All classes, even the normally exempt nobility, would have to pay heavier taxes than ever before. Yet the invasion had wrought havoc with the Norman economy. Agriculture, markets and exchanges had collapsed, and seemed unlikely to revive because of the general insecurity. The merchant fleet of every port had been requisitioned to ferry supplies for the English troops from across the Channel. Emigration by the thousand had ruined such industries as Caen’s already declining cloth trade; many exiled weavers set up their looms in Brittany, competing with those who had stayed at home. There were exiled Norman craftsmen all over France, while some of the duchy’s ironworkers had fled as far as Germany.9 The bourgeoisie were additionally demoralized by being rounded up as hostages and shipped over to England; they were always under pressure after any plot or raid in which complicity was suspected. Crushing taxes discouraged everybody. The situation was to improve to some extent under Bedford, a more flexible and humane ruler than his brother, while the new security of the Channel could offer fresh opportunities to Norman ports. Indeed Bedford’s regency was a period of genuine prosperity for the Normans, at least when compared with conditions during his brother’s reign.10
The Normans regarded Henry with awe and fear, in contrast to Bedford of whom they were later to be genuinely fond. English historians tend to dismiss Robert Blondel’s references (in his account of the expulsion of the English from Normandy) to Henry because he wrote long after the king’s death. Yet Blondel was only three years younger than Henry and appears to have a reasonably reliable memory. He describes him as ‘the ferocious and savage king’ (‘ferox et immanis rex’), as ‘a tyrant’, as ‘cruel’.
Attitudes towards the English occupation varied according to class. The nobility’s position was complicated by the fact that marriage and kinship linked them to other noble families all over France and thus to the interrelated and tightly interwoven groups of cousins who made up the nuclei of the dauphinist and Burgundian factions. Norman nobles who were Burgundians were in two minds whether to support or defy the regime; all had kinsmen who had killed, or who had been killed by, dauphinists – one Burgundian source says that the dauphinists committed worse crimes than any ever commited even by demons. The bourgeoisie’s instincts as business men made them prefer ‘collaboration’ with the occupation to resistance – a reaction not unknown during World War II – since they were primarily concerned with the safety of trade and commerce and there were opportunities for profit as tax farmers. (They would be reasonably contented with the relative prosperity which later resulted from Bedford’s shrewd and tactful administration, finding the man and his measures far more sympathetic than his brother.) The class which above all disliked the English was the ordinary people, who suffered most from the attentions of the soldiery and had to pay the bulk of the new taxes.

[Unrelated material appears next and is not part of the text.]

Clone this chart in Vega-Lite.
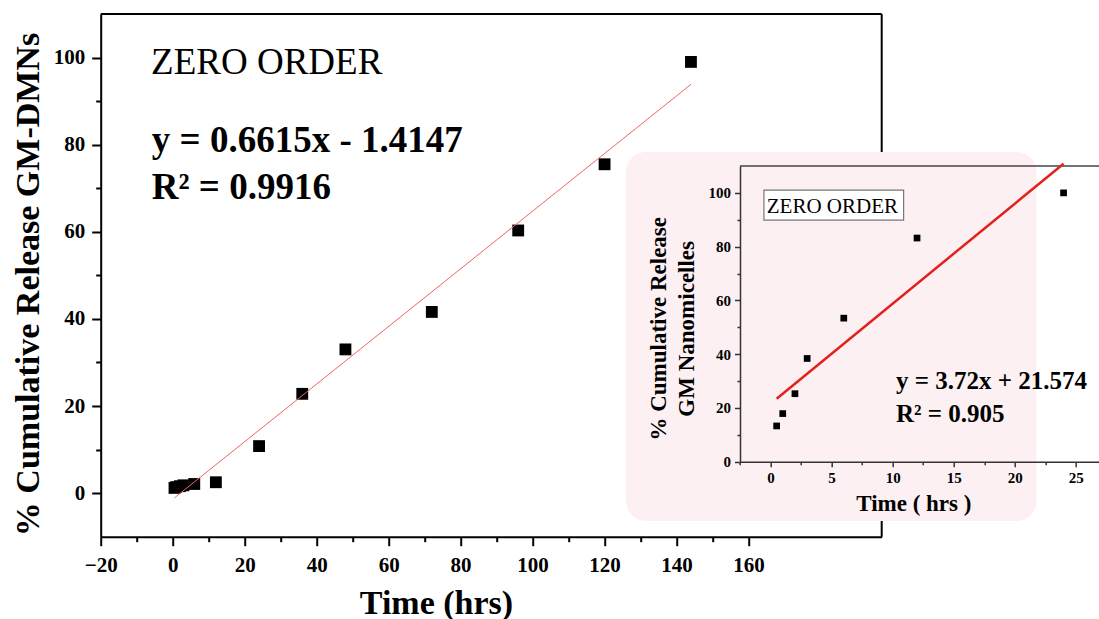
{
  "$schema": "https://vega.github.io/schema/vega-lite/v6.json",
  "width": 781,
  "height": 522.7,
  "autosize": {"type": "none"},
  "padding": {"left": 100.7, "top": 14, "right": 217.3, "bottom": 82.3},
  "background": "white",
  "config": {
    "view": {"stroke": null},
    "font": "Liberation Serif",
    "axis": {"labelFont": "Liberation Serif", "labelFontWeight": "bold", "titleFont": "Liberation Serif", "titleFontWeight": "bold", "labelColor": "black", "titleColor": "black"}
  },
  "layer": [
    {
      "data": {"values": [
        {"time": 0.5, "release": 1.2},
        {"time": 1, "release": 1.4},
        {"time": 2, "release": 1.6},
        {"time": 3, "release": 1.8},
        {"time": 6, "release": 2.1},
        {"time": 12, "release": 2.5},
        {"time": 24, "release": 10.8},
        {"time": 36, "release": 22.8},
        {"time": 48, "release": 33.0},
        {"time": 72, "release": 41.6},
        {"time": 96, "release": 60.3},
        {"time": 120, "release": 75.5},
        {"time": 144, "release": 99.0}
      ]},
      "layer": [
        {
          "mark": {"type": "point", "shape": "square", "filled": true, "color": "black", "size": 140, "opacity": 1},
          "encoding": {
            "x": {
              "field": "time", "type": "quantitative",
              "scale": {"domain": [-20, 197], "nice": false, "zero": false},
              "axis": {
                "values": [-20, -10, 0, 10, 20, 30, 40, 50, 60, 70, 80, 90, 100, 110, 120, 130, 140, 150, 160],
                "format": "d",
                "labelExpr": "datum.value % 20 === 0 ? datum.label : ''",
                "labelFont": "Liberation Serif", "labelFontSize": 21, "labelFontWeight": "bold", "labelColor": "black",
                "labelPadding": 9, "labelFlush": false, "labelOverlap": false,
                "tickSize": {"condition": {"test": "datum.value % 20 === 0", "value": 9}, "value": 5},
                "tickWidth": 2, "tickColor": "black", "domainWidth": 2, "domainColor": "black", "grid": false,
                "title": "Time (hrs)", "titleFont": "Liberation Serif", "titleFontSize": 34, "titleFontWeight": "bold", "titleColor": "black",
                "titleX": 335.3, "titleY": 76.3, "titleBaseline": "alphabetic", "titleAlign": "center"
              }
            },
            "y": {
              "field": "release", "type": "quantitative",
              "scale": {"domain": [-10, 110], "nice": false, "zero": false},
              "axis": {
                "values": [0, 10, 20, 30, 40, 50, 60, 70, 80, 90, 100],
                "format": "d",
                "labelExpr": "datum.value % 20 === 0 ? datum.label : ''",
                "labelFont": "Liberation Serif", "labelFontSize": 21, "labelFontWeight": "bold", "labelColor": "black",
                "labelPadding": 7, "labelOverlap": false,
                "tickSize": {"condition": {"test": "datum.value % 20 === 0", "value": 9}, "value": 5},
                "tickWidth": 2, "tickColor": "black", "domainWidth": 2, "domainColor": "black", "grid": false,
                "title": "% Cumulative Release GM-DMNs", "titleFont": "Liberation Serif", "titleFontSize": 34, "titleFontWeight": "bold", "titleColor": "black",
                "titleAngle": -90, "titleX": -62, "titleY": 270, "titleBaseline": "alphabetic", "titleAlign": "center"
              }
            }
          }
        },
        {
          "data": {"values": [{"time": 0.5, "fit": -1.08}, {"time": 144, "fit": 93.84}]},
          "mark": {"type": "line", "color": "#f26464", "strokeWidth": 1},
          "encoding": {
            "x": {"field": "time", "type": "quantitative"},
            "y": {"field": "fit", "type": "quantitative"}
          }
        },
        {
          "data": {"values": [{}]},
          "mark": {"type": "rule", "color": "black", "strokeWidth": 2},
          "encoding": {"x": {"datum": -20}, "x2": {"datum": 197}, "y": {"datum": 110}}
        },
        {
          "data": {"values": [{}]},
          "mark": {"type": "rule", "color": "black", "strokeWidth": 2},
          "encoding": {"x": {"datum": 197}, "y": {"datum": -10}, "y2": {"datum": 110}}
        },
        {
          "data": {"values": [{"t": "ZERO ORDER"}]},
          "mark": {"type": "text", "align": "left", "baseline": "alphabetic", "font": "Liberation Serif", "fontSize": 37, "color": "black"},
          "encoding": {"x": {"datum": -6.0}, "y": {"datum": 96.3}, "text": {"field": "t"}}
        },
        {
          "data": {"values": [{"t": ["y = 0.6615x - 1.4147", "R² = 0.9916"]}]},
          "mark": {"type": "text", "align": "left", "baseline": "alphabetic", "font": "Liberation Serif", "fontSize": 37, "fontWeight": "bold", "lineHeight": 47.3, "color": "black"},
          "encoding": {"x": {"datum": -5.8}, "y": {"datum": 78.3}, "text": {"field": "t"}}
        },
        {
          "data": {"values": [{}]},
          "mark": {"type": "rect", "color": "#fcf0f3", "cornerRadius": 20},
          "encoding": {"x": {"datum": 126.0}, "x2": {"datum": 240}, "y": {"datum": 78.3}, "y2": {"datum": -6.4}}
        }
      ]
    },
    {
      "data": {"values": [
        {"t": 0.5, "r": 13.3},
        {"t": 1, "r": 17.9},
        {"t": 2, "r": 25.3},
        {"t": 3, "r": 38.4},
        {"t": 6, "r": 53.4},
        {"t": 12, "r": 83.2},
        {"t": 24, "r": 100.0}
      ]},
      "layer": [
        {
          "data": {"values": [{}]},
          "mark": {"type": "rule", "color": "#444444", "strokeWidth": 1.5},
          "encoding": {"x": {"datum": -2.5}, "x2": {"datum": 27.5}, "y": {"datum": 110}}
        },
        {
          "mark": {"type": "point", "shape": "square", "filled": true, "color": "black", "size": 45, "opacity": 1},
          "encoding": {
            "x": {
              "field": "t", "type": "quantitative",
              "scale": {"domain": [-2.5, 27.5], "range": [639.3, 1005.6], "nice": false, "zero": false},
              "axis": {
                "orient": "bottom", "offset": -75, "zindex": 1,
                "values": [-2.5, 0, 2.5, 5, 7.5, 10, 12.5, 15, 17.5, 20, 22.5, 25, 27.5],
                "format": "d",
                "labelExpr": "datum.value % 5 === 0 ? datum.label : ''",
                "labelFont": "Liberation Serif", "labelFontSize": 15, "labelFontWeight": "bold", "labelColor": "black",
                "labelPadding": 4, "labelFlush": false, "labelOverlap": false,
                "tickSize": {"condition": {"test": "datum.value % 5 === 0", "value": 5}, "value": 3},
                "tickWidth": 1.5, "tickColor": "#333333", "domainWidth": 1.5, "domainColor": "#333333", "grid": false,
                "title": "Time ( hrs )", "titleFont": "Liberation Serif", "titleFontSize": 23, "titleFontWeight": "bold", "titleColor": "black",
                "titleX": 812.6, "titleY": 48.3, "titleBaseline": "alphabetic", "titleAlign": "center"
              }
            },
            "y": {
              "field": "r", "type": "quantitative",
              "scale": {"domain": [0, 110], "range": [447.7, 152], "nice": false, "zero": false},
              "axis": {
                "orient": "left", "offset": -639.3, "zindex": 1,
                "values": [0, 10, 20, 30, 40, 50, 60, 70, 80, 90, 100],
                "format": "d",
                "labelExpr": "datum.value % 20 === 0 ? datum.label : ''",
                "labelFont": "Liberation Serif", "labelFontSize": 15, "labelFontWeight": "bold", "labelColor": "black",
                "labelPadding": 4, "labelOverlap": false,
                "tickSize": {"condition": {"test": "datum.value % 20 === 0", "value": 5.5}, "value": 3},
                "tickWidth": 1.5, "tickColor": "#333333", "domainWidth": 1.5, "domainColor": "#333333", "grid": false,
                "title": ["% Cumulative Release", "GM Nanomicelles"], "titleFont": "Liberation Serif", "titleFontSize": 23, "titleFontWeight": "bold", "titleColor": "black",
                "titleAngle": -90, "titleX": -75, "titleY": 314.3, "titleBaseline": "alphabetic", "titleAlign": "center", "titleLineHeight": 28
              }
            }
          }
        },
        {
          "data": {"values": [{"t": 0.5, "fit": 23.43}, {"t": 24, "fit": 110.85}]},
          "mark": {"type": "line", "color": "#e3201b", "strokeWidth": 2.5},
          "encoding": {
            "x": {"field": "t", "type": "quantitative"},
            "y": {"field": "fit", "type": "quantitative"}
          }
        },
        {
          "data": {"values": [{}]},
          "mark": {"type": "rect", "fill": "white", "stroke": "#777777", "strokeWidth": 1.2},
          "encoding": {"x": {"datum": -0.54}, "x2": {"datum": 10.9}, "y": {"datum": 101.0}, "y2": {"datum": 89.9}}
        },
        {
          "data": {"values": [{"label": "ZERO ORDER"}]},
          "mark": {"type": "text", "align": "left", "baseline": "alphabetic", "font": "Liberation Serif", "fontSize": 21, "color": "black"},
          "encoding": {"x": {"datum": -0.31}, "y": {"datum": 92.7}, "text": {"field": "label"}}
        },
        {
          "data": {"values": [{"label": ["y = 3.72x + 21.574", "R² = 0.905"]}]},
          "mark": {"type": "text", "align": "left", "baseline": "alphabetic", "font": "Liberation Serif", "fontSize": 25, "fontWeight": "bold", "lineHeight": 32.4, "color": "black"},
          "encoding": {"x": {"datum": 10.27}, "y": {"datum": 26.9}, "text": {"field": "label"}}
        }
      ]
    }
  ],
  "resolve": {
    "scale": {"x": "independent", "y": "independent"},
    "axis": {"x": "independent", "y": "independent"}
  }
}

English settlers were quickly made aware that they were unwelcome in Normandy. The words ‘son of an Englishman!’ were often heard in taverns when drink inflamed tempers, recognized as a deadly insult, the equivalent of ‘son of a Whore!’.11 Some clergy refused publicly to pray for King Henry. Norman farme
rs and merchants sold grain to dauphinist garrisons across the frontier. The entire countryside was hostile. When travelling, especially through woodland, English troops always had to be on the alert. Whether in citadels or castles, garrisons never dared to relax their guard for an instant. The bocage, or hilly, wooded country, was especially perilous; much of the Duke of Exeter’s county of Harcourt was bocage and his officials were too frightened to collect his rents. There was danger everywhere – danger from dauphinist partisans, danger from brigands. Mass executions and hostage-taking did not solve the problem. The regime held but was always insecure.
It is scarcely surprising that many settlers soon grew homesick for England. The confiscated lands given to them were often no better than wasteland because there were not enough peasants left to work them. They were treated as interlopers and enemies by the local population. Despite the ferocious penalties, they tried to return across the Channel in large numbers. In April 1421 Henry sent orders to the captains of Honfleur and Dieppe, to the lieutenants of Harfleur, Caen and Cherbourg, to stop anybody of any nation (including ‘personas anglicas’), regardless of rank or sex, from departing ‘without our special licence’. All who attempted to leave Lancastrian Normandy without a passport were to suffer death and the confiscation of their property. Even these draconian measures were of no avail. The colony at Harfleur, once 10,000 Englishmen strong, had melted away to a mere handful by the time the French recaptured the port in 1435. After the king’s death the regent, Bedford, showed, by letting settlers go home if they wished, that he regarded his brother’s attempts at colonization as a serious error of judgement.